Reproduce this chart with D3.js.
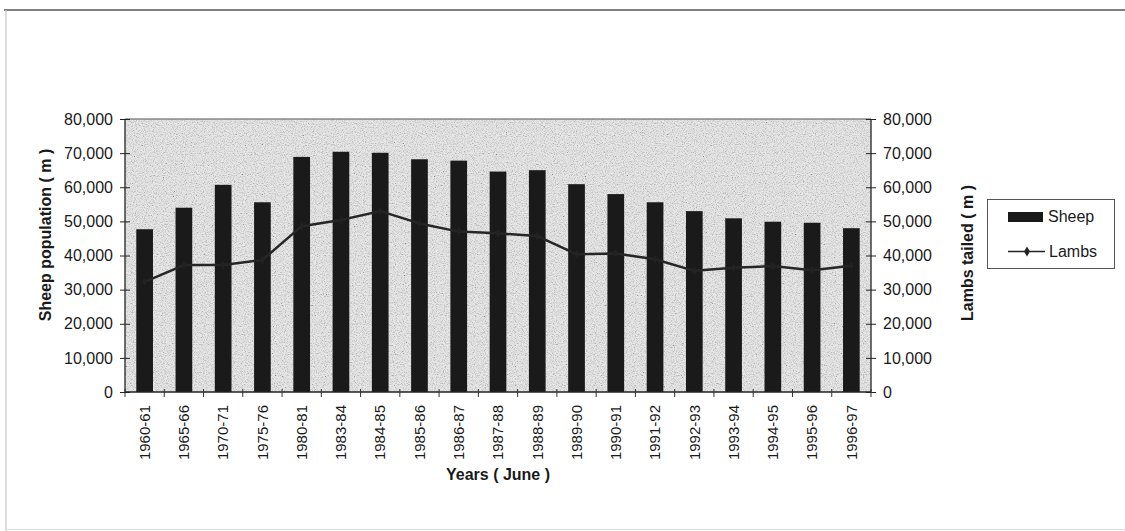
<!DOCTYPE html>
<html>
<head>
<meta charset="utf-8">
<script src="https://cdn.jsdelivr.net/npm/d3@7"></script>
<style>
  html, body { margin: 0; padding: 0; background: #fff; }
  svg { display: block; font-family: "Liberation Sans", Arial, sans-serif; }
</style>
</head>
<body>
<svg id="chart" width="1125" height="531"></svg>
<script>
// Years ending June
const years = ["1960-61","1965-66","1970-71","1975-76","1980-81","1983-84","1984-85","1985-86","1986-87","1987-88","1988-89","1989-90","1990-91","1991-92","1992-93","1993-94","1994-95","1995-96","1996-97"];
// Sheep population (bars, left axis)
const sheep = [47700, 54000, 60700, 55600, 68900, 70400, 70100, 68200, 67800, 64600, 65000, 60900, 58000, 55600, 53000, 50900, 49900, 49600, 48000];
// Lambs tailed (line, right axis)
const lambs = [32300, 37200, 37200, 38700, 48600, 50400, 53000, 49400, 47000, 46500, 45700, 40400, 40600, 38900, 35500, 36400, 36900, 35700, 37000];
// Tick values shared by both value axes
const valueTicks = [0, 10000, 20000, 30000, 40000, 50000, 60000, 70000, 80000];

const svg = d3.select("#chart");
const plot = { left: 125, right: 871, top: 119, bottom: 392 };

// Outer frame
svg.append("line").attr("x1", 4).attr("x2", 1125).attr("y1", 10).attr("y2", 10)
  .attr("stroke", "#555").attr("stroke-width", 1.5);
svg.append("line").attr("x1", 6).attr("x2", 6).attr("y1", 10).attr("y2", 531)
  .attr("stroke", "#c4c4c4").attr("stroke-width", 1.2);
svg.append("line").attr("x1", 6).attr("x2", 1125).attr("y1", 529.5).attr("y2", 529.5)
  .attr("stroke", "#dcdcdc").attr("stroke-width", 1);

// Grainy grey texture for the plot area
const defs = svg.append("defs");
const grain = defs.append("filter").attr("id", "grain")
  .attr("x", 0).attr("y", 0).attr("width", "100%").attr("height", "100%");
grain.append("feTurbulence").attr("type", "fractalNoise")
  .attr("baseFrequency", 0.9).attr("numOctaves", 2).attr("seed", 7).attr("result", "noise");
grain.append("feColorMatrix").attr("in", "noise").attr("type", "matrix")
  .attr("values", "2.2 0 0 0 -0.3  2.2 0 0 0 -0.3  2.2 0 0 0 -0.3  0 0 0 0 0.35");

const x = d3.scaleBand().domain(years).range([plot.left, plot.right])
  .paddingInner(0.575).paddingOuter(0.2875);
const step = x.step();
const yL = d3.scaleLinear().domain([0, 80000]).range([plot.bottom, plot.top]);
const yR = d3.scaleLinear().domain([0, 80000]).range([plot.bottom, plot.top]);

svg.append("rect").attr("x", plot.left).attr("y", plot.top)
  .attr("width", plot.right - plot.left).attr("height", plot.bottom - plot.top)
  .attr("fill", "#d9d9d9");
svg.append("rect").attr("x", plot.left).attr("y", plot.top)
  .attr("width", plot.right - plot.left).attr("height", plot.bottom - plot.top)
  .attr("fill", "#fff").attr("filter", "url(#grain)");

// Top border of plot area
svg.append("line").attr("x1", plot.left).attr("x2", plot.right)
  .attr("y1", plot.top).attr("y2", plot.top)
  .attr("stroke", "#555").attr("stroke-width", 1.2);

// Bars
svg.append("g").selectAll("rect").data(years).join("rect")
  .attr("x", d => x(d))
  .attr("y", (d, i) => yL(sheep[i]))
  .attr("width", x.bandwidth())
  .attr("height", (d, i) => yL(0) - yL(sheep[i]))
  .attr("fill", "#1a1a1a");

// Lambs line
const line = d3.line()
  .x((d, i) => x(years[i]) + x.bandwidth() / 2)
  .y(d => yR(d));
svg.append("path").datum(lambs).attr("d", line)
  .attr("fill", "none").attr("stroke", "#262626").attr("stroke-width", 2.5)
  .attr("stroke-linejoin", "round");
svg.append("g").selectAll("path").data(lambs).join("path")
  .attr("d", d3.symbol(d3.symbolDiamond, 22))
  .attr("transform", (d, i) => `translate(${x(years[i]) + x.bandwidth() / 2},${yR(d)})`)
  .attr("fill", "#222");

const fmt = d3.format(",");

// Left axis
const gL = svg.append("g").attr("transform", `translate(${plot.left},0)`)
  .call(d3.axisLeft(yL).tickValues(valueTicks).tickFormat(fmt).tickSize(5).tickPadding(7));
gL.select(".domain").attr("stroke", "#222").attr("stroke-width", 1.3).attr("d", `M0,${plot.top}V${plot.bottom}`);
gL.selectAll(".tick line").attr("stroke", "#222").attr("x1", 5);
gL.selectAll(".tick text").attr("font-size", 16).attr("fill", "#1a1a1a")
  .attr("font-family", "'Liberation Sans', Arial, sans-serif");

// Right axis
const gR = svg.append("g").attr("transform", `translate(${plot.right},0)`)
  .call(d3.axisRight(yR).tickValues(valueTicks).tickFormat(fmt).tickSize(5).tickPadding(7));
gR.select(".domain").attr("stroke", "#222").attr("stroke-width", 1.3).attr("d", `M0,${plot.top}V${plot.bottom}`);
gR.selectAll(".tick line").attr("stroke", "#222").attr("x1", -5);
gR.selectAll(".tick text").attr("font-size", 16).attr("fill", "#1a1a1a")
  .attr("font-family", "'Liberation Sans', Arial, sans-serif");

// Category axis: line, boundary ticks, rotated labels
const gX = svg.append("g");
gX.append("line").attr("x1", plot.left).attr("x2", plot.right)
  .attr("y1", plot.bottom).attr("y2", plot.bottom)
  .attr("stroke", "#222").attr("stroke-width", 1.3);
const bounds = years.map(d => x(d) + x.bandwidth() / 2 - step / 2).concat([plot.right]);
gX.selectAll("line.tk").data(bounds).join("line").attr("class", "tk")
  .attr("x1", d => d).attr("x2", d => d)
  .attr("y1", plot.bottom - 3).attr("y2", plot.bottom + 5)
  .attr("stroke", "#333").attr("stroke-width", 1);
gX.selectAll("text").data(years).join("text")
  .attr("transform", d => `translate(${x(d) + x.bandwidth() / 2},405) rotate(-90)`)
  .attr("text-anchor", "end").attr("dy", "0.35em")
  .attr("font-size", 15).attr("fill", "#1a1a1a")
  .text(d => d);

// Axis titles
svg.append("text").attr("transform", "translate(45,235) rotate(-90)")
  .attr("text-anchor", "middle").attr("dy", "0.35em")
  .attr("font-size", 16).attr("font-weight", "bold").attr("fill", "#1a1a1a")
  .text("Sheep population ( m )");
svg.append("text").attr("transform", "translate(967,253) rotate(-90)")
  .attr("text-anchor", "middle").attr("dy", "0.35em")
  .attr("font-size", 16).attr("font-weight", "bold").attr("fill", "#1a1a1a")
  .text("Lambs tailed ( m )");
svg.append("text").attr("x", (plot.left + plot.right) / 2).attr("y", 480)
  .attr("text-anchor", "middle")
  .attr("font-size", 16).attr("font-weight", "bold").attr("fill", "#1a1a1a")
  .text("Years ( June )");

// Legend
const lg = svg.append("g");
lg.append("rect").attr("x", 987.5).attr("y", 199.5).attr("width", 127).attr("height", 69)
  .attr("fill", "#fff").attr("stroke", "#555").attr("stroke-width", 1);
lg.append("rect").attr("x", 1008).attr("y", 212).attr("width", 35).attr("height", 10)
  .attr("fill", "#1a1a1a");
lg.append("text").attr("x", 1048).attr("y", 222).attr("font-size", 16).attr("fill", "#1a1a1a").text("Sheep");
lg.append("line").attr("x1", 1008).attr("x2", 1045).attr("y1", 251.5).attr("y2", 251.5)
  .attr("stroke", "#222").attr("stroke-width", 1.5);
lg.append("path").attr("d", d3.symbol(d3.symbolDiamond, 30))
  .attr("transform", "translate(1027,251.5)").attr("fill", "#222");
lg.append("text").attr("x", 1049).attr("y", 257).attr("font-size", 16).attr("fill", "#1a1a1a").text("Lambs");
</script>
</body>
</html>
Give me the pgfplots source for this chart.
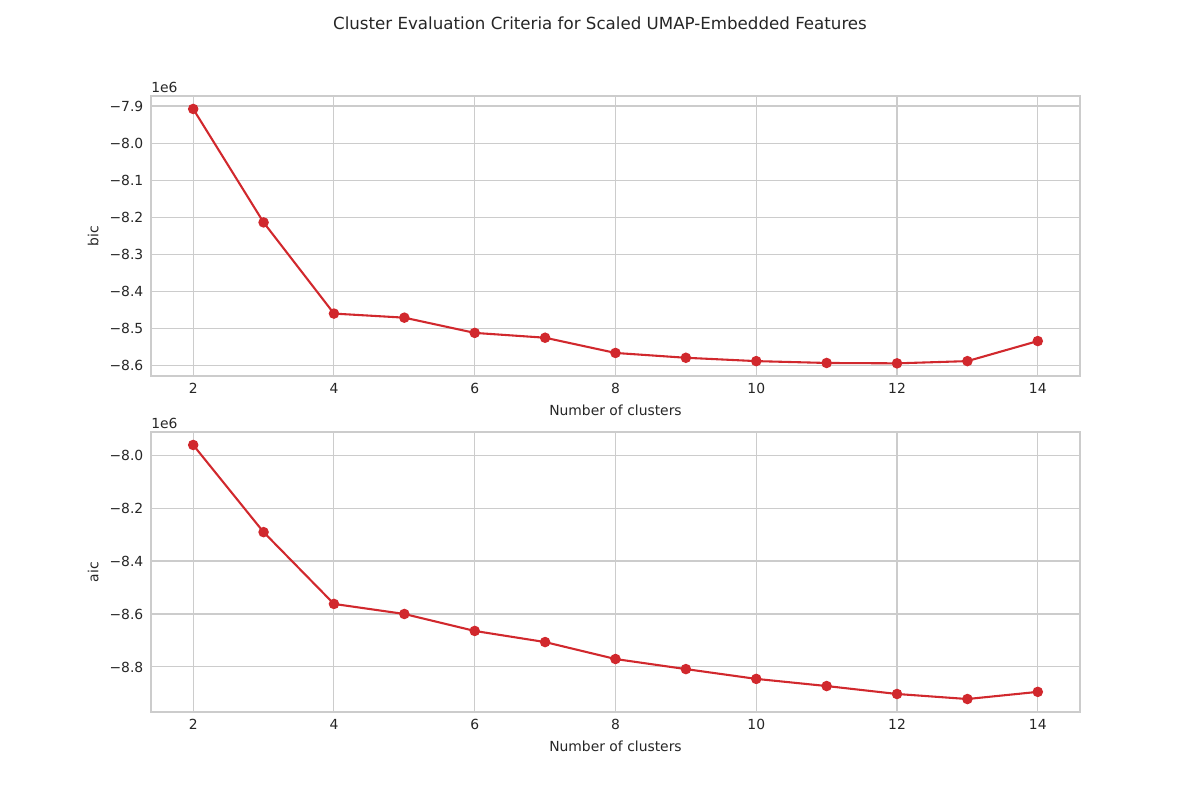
\documentclass[border=0pt]{standalone}
\usepackage{pgfplots}
\pgfplotsset{compat=1.18}
\usepackage{fontspec}
\setmainfont{DejaVu Sans}
\definecolor{gridc}{HTML}{CCCCCC}
\definecolor{txt}{HTML}{262626}
\definecolor{linec}{HTML}{D1282D}
\pgfplotsset{
  mystyle/.style={
    scale only axis,
    width=668.9pt, height=201.6pt,
    xmin=1.4, xmax=14.6,
    xtick={2,4,6,8,10,12,14},
    grid=major,
    clip mode=individual,
    major grid style={draw=gridc, line width=0.75pt},
    axis line style={draw=gridc, line width=0.8pt},
    major tick length=0pt,
    tick style={draw=none},
    ticklabel style={font=\fontsize{10}{12}\selectfont, text=txt},
    label style={font=\fontsize{10}{12}\selectfont, text=txt},
    /pgf/number format/assume math mode=true,
    xticklabel style={yshift=-2pt},
    yticklabel style={xshift=-2pt},
    xlabel={Number of clusters},
    xlabel style={yshift=-1pt},
    ylabel style={yshift=1pt},
  },
  myline/.style={color=linec, line width=1.5pt, mark=*, mark size=3pt, mark options={fill=linec, draw=linec, solid}},
}
\begin{document}
\begin{tikzpicture}
\useasboundingbox (0,0) rectangle (864pt,576pt);
\node[font=\fontsize{12}{14}\selectfont, text=txt] at (432pt,559.4pt) {Cluster Evaluation Criteria for Scaled UMAP-Embedded Features};
\begin{axis}[mystyle, at={(108.7pt,305.3pt)}, anchor=south west,
  ymin=-8.627, ymax=-7.873,
  ytick={-8.6,-8.5,-8.4,-8.3,-8.2,-8.1,-8.0,-7.9},
  yticklabels={−8.6,−8.5,−8.4,−8.3,−8.2,−8.1,−8.0,−7.9},
  ylabel={bic}]
\addplot[myline] coordinates {(2,-7.908) (3,-8.2135) (4,-8.459) (5,-8.470) (6,-8.511) (7,-8.524) (8,-8.565) (9,-8.578) (10,-8.587) (11,-8.592) (12,-8.593) (13,-8.587) (14,-8.533)};
\end{axis}
\node[anchor=south west, font=\fontsize{10}{12}\selectfont, text=txt, inner sep=0pt] at (108.7pt,509.0pt) {1e6};
\begin{axis}[mystyle, at={(108.7pt,63.36pt)}, anchor=south west,
  ymin=-8.970, ymax=-7.913,
  ytick={-8.8,-8.6,-8.4,-8.2,-8.0},
  yticklabels={−8.8,−8.6,−8.4,−8.2,−8.0},
  ylabel={aic}]
\addplot[myline] coordinates {(2,-7.962) (3,-8.291) (4,-8.562) (5,-8.600) (6,-8.664) (7,-8.706) (8,-8.770) (9,-8.808) (10,-8.845) (11,-8.872) (12,-8.902) (13,-8.921) (14,-8.894)};
\end{axis}
\node[anchor=south west, font=\fontsize{10}{12}\selectfont, text=txt, inner sep=0pt] at (108.7pt,267.1pt) {1e6};
\end{tikzpicture}
\end{document}
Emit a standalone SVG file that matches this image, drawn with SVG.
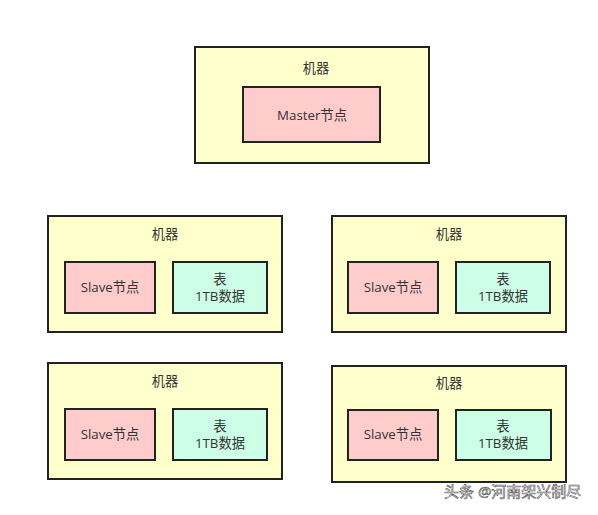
<svg xmlns="http://www.w3.org/2000/svg" width="598" height="515" viewBox="0 0 598 515">
<style>
.m{fill:#ffffcc;stroke:#222;stroke-width:2}
.p{fill:#ffcccc;stroke:#222;stroke-width:2}
.g{fill:#ccffe6;stroke:#222;stroke-width:2}
text{font-family:"Open Sans","Noto Sans CJK SC",sans-serif;font-size:13.3px;fill:#333;text-anchor:middle}
.w{font-size:15px;fill:#fff;stroke:#555;stroke-width:0.6;text-anchor:start}
</style>
<rect width="598" height="515" fill="#fff"/>
<g id="master-machine">
<rect class="m" x="195" y="47" width="234" height="116"/>
<text x="316" y="73">机器</text>
<rect class="p" x="243" y="87" width="137" height="55"/>
<text x="312" y="120">Master节点</text>
</g>
<g id="machine1">
<rect class="m" x="48" y="216" width="234" height="116"/>
<text x="165" y="239">机器</text>
<rect class="p" x="65" y="262" width="90" height="51"/>
<text x="110" y="292">Slave节点</text>
<rect class="g" x="173" y="262" width="94" height="51"/>
<text x="220" y="284">表</text>
<text x="220" y="301">1TB数据</text>
</g>
<g id="machine2">
<rect class="m" x="332" y="216" width="234" height="116"/>
<text x="449" y="239">机器</text>
<rect class="p" x="348" y="262" width="90" height="51"/>
<text x="393" y="292">Slave节点</text>
<rect class="g" x="456" y="262" width="94" height="51"/>
<text x="503" y="284">表</text>
<text x="503" y="301">1TB数据</text>
</g>
<g id="machine3">
<rect class="m" x="48" y="363" width="234" height="116"/>
<text x="165" y="386">机器</text>
<rect class="p" x="65" y="409" width="90" height="51"/>
<text x="110" y="439">Slave节点</text>
<rect class="g" x="173" y="409" width="94" height="51"/>
<text x="220" y="431">表</text>
<text x="220" y="448">1TB数据</text>
</g>
<g id="machine4">
<rect class="m" x="332" y="366" width="234" height="116"/>
<text x="449" y="388">机器</text>
<rect class="p" x="348" y="410" width="90" height="50"/>
<text x="393" y="439">Slave节点</text>
<rect class="g" x="456" y="410" width="95" height="50"/>
<text x="503" y="431">表</text>
<text x="503" y="448">1TB数据</text>
</g>
<g id="connectors"></g>
<text class="w" x="444" y="497">头条 @河南架兴制尽</text>
</svg>
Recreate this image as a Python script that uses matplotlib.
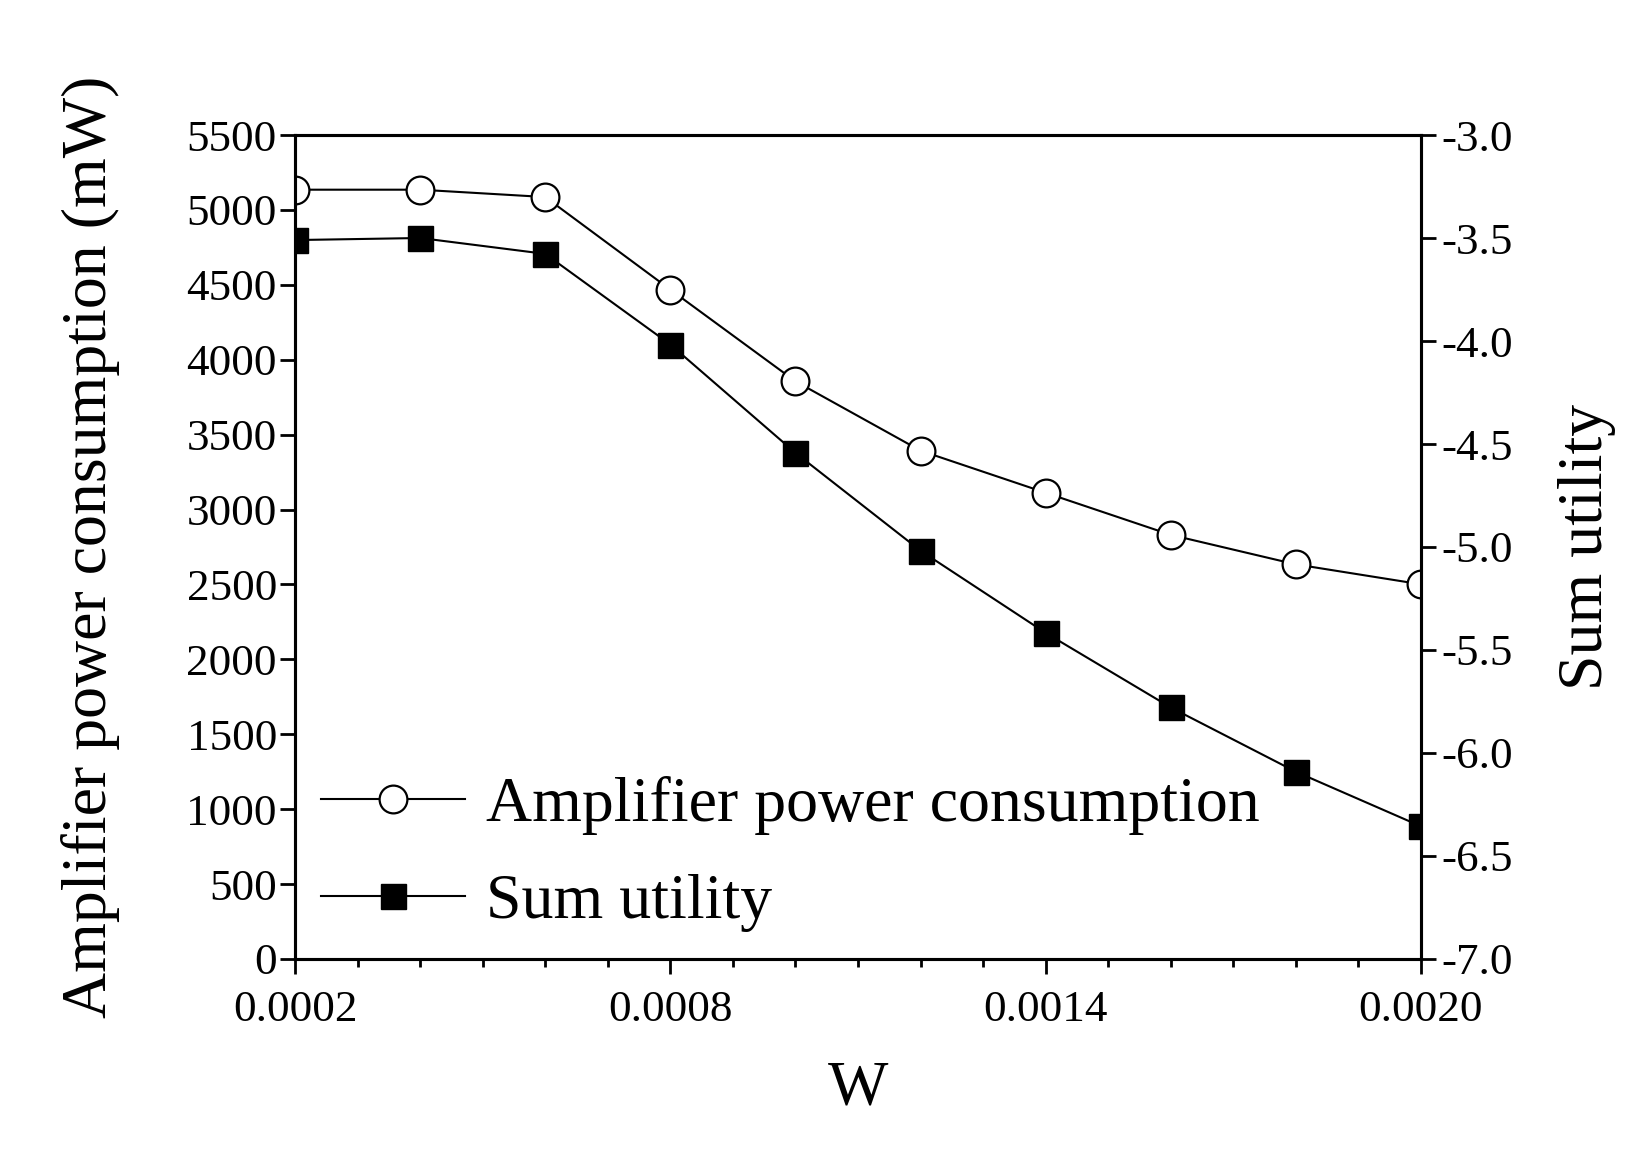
import matplotlib
matplotlib.use("Agg")
import matplotlib.pyplot as plt
from matplotlib.ticker import MultipleLocator, FixedLocator, FormatStrFormatter

plt.rcParams['font.family'] = ['Liberation Serif', 'DejaVu Serif']
plt.rcParams['mathtext.fontset'] = 'stix'

W = [0.0002, 0.0004, 0.0006, 0.0008, 0.0010, 0.0012, 0.0014, 0.0016, 0.0018, 0.0020]
amp_power = [5135, 5135, 5086, 4468, 3856, 3393, 3112, 2831, 2634, 2501]
sum_utility = [-3.51, -3.50, -3.577, -4.017, -4.543, -5.018, -5.417, -5.779, -6.091, -6.356]
x_major_ticks = [0.0002, 0.0008, 0.0014, 0.0020]

fig = plt.figure(figsize=(16.5, 11.5), dpi=100)
ax = fig.add_axes([0.1788, 0.1661, 0.8612 - 0.1788, 0.8826 - 0.1661])
ax2 = ax.twinx()

l1, = ax.plot(W, amp_power, color='black', lw=1.5, marker='o', ms=20,
              mfc='white', mec='black', mew=1.6, label='Amplifier power consumption')
l2, = ax2.plot(W, sum_utility, color='black', lw=1.5, marker='s', ms=18,
               mfc='black', mec='black', mew=1.0, label='Sum utility')

ax.set_xlim(0.0002, 0.0020)
ax.set_ylim(0, 5500)
ax2.set_ylim(-7.0, -3.0)

ax.xaxis.set_major_locator(FixedLocator(x_major_ticks))
ax.xaxis.set_minor_locator(MultipleLocator(0.0001))
ax.xaxis.set_major_formatter(FormatStrFormatter('%.4f'))
ax.yaxis.set_major_locator(MultipleLocator(500))
ax2.yaxis.set_major_locator(MultipleLocator(0.5))
ax2.yaxis.set_major_formatter(FormatStrFormatter('%.1f'))

for a in (ax, ax2):
    for s in a.spines.values():
        s.set_linewidth(2.2)

TS = 32.5
ax.tick_params(axis='x', which='major', direction='out', length=11, width=2.0,
               labelsize=TS, pad=11, top=False)
ax.tick_params(axis='x', which='minor', direction='out', length=6, width=2.0, top=False)
ax.tick_params(axis='y', which='major', direction='out', length=11, width=2.0,
               labelsize=TS, pad=2, right=False)
ax2.tick_params(axis='y', which='major', direction='out', length=11, width=2.0,
                labelsize=TS, pad=4)

ax.set_xlabel('W', fontsize=46, va='center')
ax.xaxis.set_label_coords(0.5, (959 - 1090) / 824)
ax.set_ylabel('Amplifier power consumption (mW)', fontsize=46, va='center')
ax.yaxis.set_label_coords((90 - 295) / 1126, 0.5)
ax2.set_ylabel('Sum utility', fontsize=46, va='center')
ax2.yaxis.set_label_coords((1587 - 295) / 1126, 0.5)

leg = ax2.legend(handles=[l1, l2], loc='center left',
                 bbox_to_anchor=((321 - 295) / 1126, (959 - 854) / 824),
                 frameon=False, fontsize=46, handlelength=2.25, handletextpad=0.33,
                 labelspacing=0.6, borderpad=0, borderaxespad=0)

fig.savefig('out.png', dpi=100)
■ ■ ■ ■
OBJECTIVE:
Transcribe only the lines above that start at the line containing "Recreate this image" and end at the line containing "mfc='black', mec='black', mew=1.0, label='Sum". Omit pictures.

RESULT:
Recreate this image as a Python script that uses matplotlib.
import matplotlib
matplotlib.use("Agg")
import matplotlib.pyplot as plt
from matplotlib.ticker import MultipleLocator, FixedLocator, FormatStrFormatter

plt.rcParams['font.family'] = ['Liberation Serif', 'DejaVu Serif']
plt.rcParams['mathtext.fontset'] = 'stix'

W = [0.0002, 0.0004, 0.0006, 0.0008, 0.0010, 0.0012, 0.0014, 0.0016, 0.0018, 0.0020]
amp_power = [5135, 5135, 5086, 4468, 3856, 3393, 3112, 2831, 2634, 2501]
sum_utility = [-3.51, -3.50, -3.577, -4.017, -4.543, -5.018, -5.417, -5.779, -6.091, -6.356]
x_major_ticks = [0.0002, 0.0008, 0.0014, 0.0020]

fig = plt.figure(figsize=(16.5, 11.5), dpi=100)
ax = fig.add_axes([0.1788, 0.1661, 0.8612 - 0.1788, 0.8826 - 0.1661])
ax2 = ax.twinx()

l1, = ax.plot(W, amp_power, color='black', lw=1.5, marker='o', ms=20,
              mfc='white', mec='black', mew=1.6, label='Amplifier power consumption')
l2, = ax2.plot(W, sum_utility, color='black', lw=1.5, marker='s', ms=18,
               mfc='black', mec='black', mew=1.0, label='Sum utility')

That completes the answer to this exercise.